How ApoB Lipoproteins Drive Plaque Formation and What We Can Do About It
A landmark 2025 review reveals the step-by-step molecular mechanisms by which apoB-containing lipoproteins initiate and grow atherosclerotic plaques.
Summary
This comprehensive 2025 review in Nature Reviews Cardiology examines how apolipoprotein B-containing lipoproteins — including LDL, triglyceride-rich lipoproteins, and lipoprotein(a) — drive atherosclerosis. LDL enters arterial walls via transcytosis and becomes trapped by proteoglycans, triggering inflammation, foam cell formation, and necrotic core development. While LDL is most abundant, other apoB-containing lipoproteins are far more atherogenic per particle. The authors highlight emerging therapeutic targets focused on lowering circulating lipoprotein levels and dampening maladaptive arterial wall responses, offering a roadmap for reducing cardiovascular disease burden.
Detailed Summary
Atherosclerosis remains the leading driver of cardiovascular mortality worldwide, and understanding precisely how plaques form is essential for developing better preventive and therapeutic strategies. This 2025 review in Nature Reviews Cardiology synthesizes current knowledge on the central role of apolipoprotein B (apoB)-containing lipoproteins in this process.
ApoB is the structural backbone of LDL, triglyceride-rich lipoproteins (TRLs), and lipoprotein(a). The authors detail how LDL — the most abundant cholesterol-rich lipoprotein in plasma — initiates atherosclerosis by crossing the endothelium via transcytosis. In susceptible arterial regions, LDL becomes retained in the subendothelial space through binding of apoB to proteoglycans, a critical early step in plaque formation.
Once retained, LDL undergoes modification that amplifies its pathological effects. Modified LDL promotes further retention, releases bioactive lipid mediators that activate inflammatory cascades in vascular cells, and stimulates adaptive immune responses. Macrophages engulf modified LDL to become foam cells, which eventually die due to overwhelmed lipid-handling capacity. The accumulation of dead cells and cholesterol crystals forms the necrotic core — a hallmark of vulnerable atherosclerotic plaques.

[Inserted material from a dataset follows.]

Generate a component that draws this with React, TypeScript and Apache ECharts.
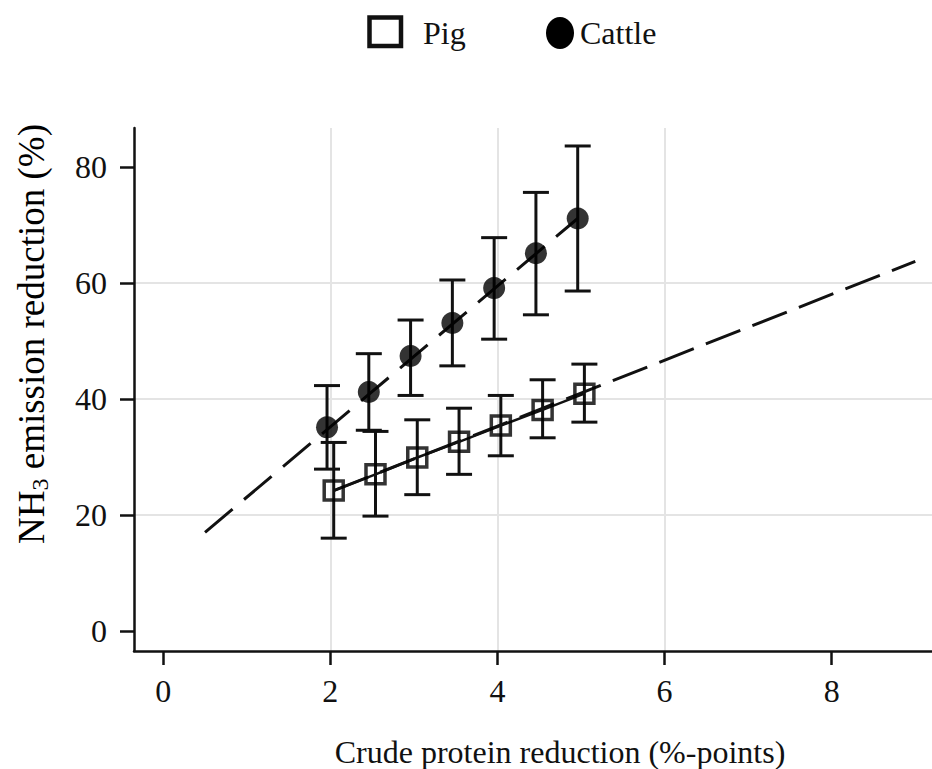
import React, { useEffect, useRef } from "react";
import * as echarts from "echarts";

// Axis ticks
const xTicks = [0, 2, 4, 6, 8];
const yTicks = [0, 20, 40, 60, 80];

// Pig: mean reduction with lower / upper bounds
const pigX = [2.04, 2.54, 3.04, 3.54, 4.04, 4.54, 5.04];
const pigMean = [24.2, 27.0, 29.9, 32.6, 35.4, 38.1, 40.9];
const pigLow = [16.0, 19.8, 23.5, 27.0, 30.2, 33.3, 36.0];
const pigHigh = [32.5, 34.4, 36.4, 38.4, 40.6, 43.3, 46.0];

// Cattle: mean reduction with lower / upper bounds
const cattleX = [1.96, 2.46, 2.96, 3.46, 3.96, 4.46, 4.96];
const cattleMean = [35.1, 41.2, 47.4, 53.1, 59.1, 65.1, 71.1];
const cattleLow = [27.9, 34.6, 40.6, 45.7, 50.3, 54.5, 58.6];
const cattleHigh = [42.3, 47.8, 53.6, 60.5, 67.8, 75.6, 83.6];

// Fitted lines (start and end points)
const pigFitX = [2.04, 9.0];
const pigFitY = [24.2, 63.7];
const cattleFitX = [0.5, 4.96];
const cattleFitY = [17.0, 71.1];

const FONT = "'Liberation Serif', 'Times New Roman', serif";

function errorBars(xs: number[], lo: number[], hi: number[], name: string) {
  return {
    type: "custom",
    name,
    z: 3,
    data: xs.map((x, i) => [x, lo[i], hi[i]]),
    encode: { x: 0, y: [1, 2] },
    renderItem: (_params: any, api: any) => {
      const x = api.value(0);
      const a = api.coord([x, api.value(1)]);
      const b = api.coord([x, api.value(2)]);
      const hw = 13;
      const style = { stroke: "#111", lineWidth: 3 };
      return {
        type: "group",
        children: [
          { type: "line", shape: { x1: a[0], y1: a[1], x2: b[0], y2: b[1] }, style },
          { type: "line", shape: { x1: a[0] - hw, y1: a[1], x2: a[0] + hw, y2: a[1] }, style },
          { type: "line", shape: { x1: b[0] - hw, y1: b[1], x2: b[0] + hw, y2: b[1] }, style },
        ],
      };
    },
  };
}

export default function App() {
  const ref = useRef<HTMLDivElement>(null);

  useEffect(() => {
    if (!ref.current) return;
    const chart = echarts.init(ref.current, undefined, { renderer: "svg" });
    const axisText = { color: "#111", fontSize: 32, fontFamily: FONT };
    chart.setOption({
      animation: false,
      backgroundColor: "#fff",
      grid: { left: 134, right: 0, top: 128, bottom: 118, containLabel: false },
      xAxis: {
        type: "value",
        min: -0.35,
        max: 9.2,
        axisLine: { show: true, onZero: false, lineStyle: { color: "#111", width: 2.5 } },
        axisTick: { show: true, customValues: xTicks, length: 14, lineStyle: { color: "#111", width: 2.5 } },
        axisLabel: { customValues: xTicks, margin: 24, ...axisText },
        splitLine: {
          show: true,
          showMinLine: false,
          showMaxLine: false,
          lineStyle: { color: "#e4e4e4", width: 2 },
        },
      },
      yAxis: {
        type: "value",
        min: -3.45,
        max: 86.7,
        axisLine: { show: true, onZero: false, lineStyle: { color: "#111", width: 2.5 } },
        axisTick: { show: true, customValues: yTicks, length: 14, lineStyle: { color: "#111", width: 2.5 } },
        axisLabel: { customValues: yTicks, margin: 27, ...axisText },
        splitLine: {
          show: true,
          showMinLine: false,
          showMaxLine: false,
          lineStyle: { color: "#e4e4e4", width: 2 },
        },
      },
      series: [
        {
          type: "line",
          name: "Pig fit",
          z: 2,
          symbol: "none",
          data: pigFitX.map((x, i) => [x, pigFitY[i]]),
          lineStyle: { color: "#111", width: 3, type: [37, 13] },
        },
        {
          type: "line",
          name: "Cattle fit",
          z: 2,
          symbol: "none",
          data: cattleFitX.map((x, i) => [x, cattleFitY[i]]),
          lineStyle: { color: "#111", width: 3, type: [36, 15] },
        },
        {
          type: "line",
          name: "Pig trend",
          z: 2,
          symbol: "none",
          data: pigX.map((x, i) => [x, pigMean[i]]),
          lineStyle: { color: "#111", width: 2.5 },
        },
        errorBars(pigX, pigLow, pigHigh, "Pig range"),
        errorBars(cattleX, cattleLow, cattleHigh, "Cattle range"),
        {
          type: "scatter",
          name: "Pig",
          z: 4,
          symbol: "rect",
          symbolSize: 19,
          data: pigX.map((x, i) => [x, pigMean[i]]),
          itemStyle: { color: "rgba(0,0,0,0)", borderColor: "#000", borderWidth: 3.5 },
        },
        {
          type: "scatter",
          name: "Cattle",
          z: 4,
          symbol: "circle",
          symbolSize: 22,
          data: cattleX.map((x, i) => [x, cattleMean[i]]),
          itemStyle: { color: "#000" },
        },
      ],
      graphic: [
        // legend
        {
          type: "rect",
          shape: { x: 369.5, y: 17.5, width: 31.5, height: 28.5 },
          style: { fill: "none", stroke: "#111", lineWidth: 4.5 },
        },
        {
          type: "text",
          x: 423,
          y: 33,
          style: { text: "Pig", fill: "#111", font: `32px ${FONT}`, verticalAlign: "middle" },
        },
        {
          type: "ellipse",
          shape: { cx: 560, cy: 33, rx: 14, ry: 16 },
          style: { fill: "#000" },
        },
        {
          type: "text",
          x: 580,
          y: 33,
          style: { text: "Cattle", fill: "#111", font: `32px ${FONT}`, verticalAlign: "middle" },
        },
        // axis titles
        {
          type: "text",
          x: 560,
          y: 752,
          style: {
            text: "Crude protein reduction (%-points)",
            fill: "#111",
            font: `32px ${FONT}`,
            align: "center",
            verticalAlign: "middle",
          },
        },
        {
          type: "text",
          x: 31,
          y: 334,
          rotation: Math.PI / 2,
          style: {
            text: "{m|NH}{s|3}{m| emission reduction (%)}",
            align: "center",
            verticalAlign: "middle",
            rich: {
              m: { fontSize: 37, fontFamily: FONT, color: "#111", lineHeight: 44 },
              s: { fontSize: 24, fontFamily: FONT, color: "#111", lineHeight: 44, padding: [18, 0, 0, 0] },
            },
          },
        },
      ],
    });
    return () => chart.dispose();
  }, []);

  return (
    <div
      ref={ref}
      style={{ position: "fixed", left: 0, top: 0, width: 932, height: 769, background: "#fff" }}
    />
  );
}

The review also highlights that while TRLs and lipoprotein(a) are less abundant than LDL, they carry substantially greater atherogenicity per particle. They likely share LDL's mechanistic pathways but may also engage additional disease-promoting mechanisms not yet fully characterized.
For intervention, the authors identify reducing plasma lipoprotein levels and modulating arterial wall inflammatory responses as the most promising therapeutic axes. This aligns with growing clinical interest in aggressive lipid-lowering therapies (statins, PCSK9 inhibitors, inclisiran) and emerging anti-inflammatory approaches. A key caveat is that this is a review based on existing evidence, so no new experimental data are presented.
Key Findings
- LDL initiates atherosclerosis by crossing the endothelium and binding arterial proteoglycans via apoB, triggering plaque formation.
- Modified LDL drives inflammation, foam cell formation, and necrotic core development through lipid release and immune activation.
- TRLs and lipoprotein(a) are far more atherogenic per particle than LDL, possibly through additional pathogenic mechanisms.
- Lowering plasma apoB-containing lipoproteins and dampening arterial wall maladaptive responses are key therapeutic targets.
- Cholesterol crystallization and dead cell accumulation are identified as defining features of advanced plaque necrotic cores.
Methodology
This is a narrative expert review published in Nature Reviews Cardiology, synthesizing existing mechanistic and clinical research on apoB-containing lipoproteins. No original experimental data are presented. The authors draw on molecular biology, epidemiology, and clinical trial evidence to construct a comprehensive mechanistic framework.
Study Limitations
As a review article, this work does not present new experimental data and is subject to the limitations of the underlying studies synthesized. Mechanisms specific to TRLs and lipoprotein(a) beyond LDL pathways are noted but remain incompletely characterized. The review may not fully capture emerging research published after its submission date.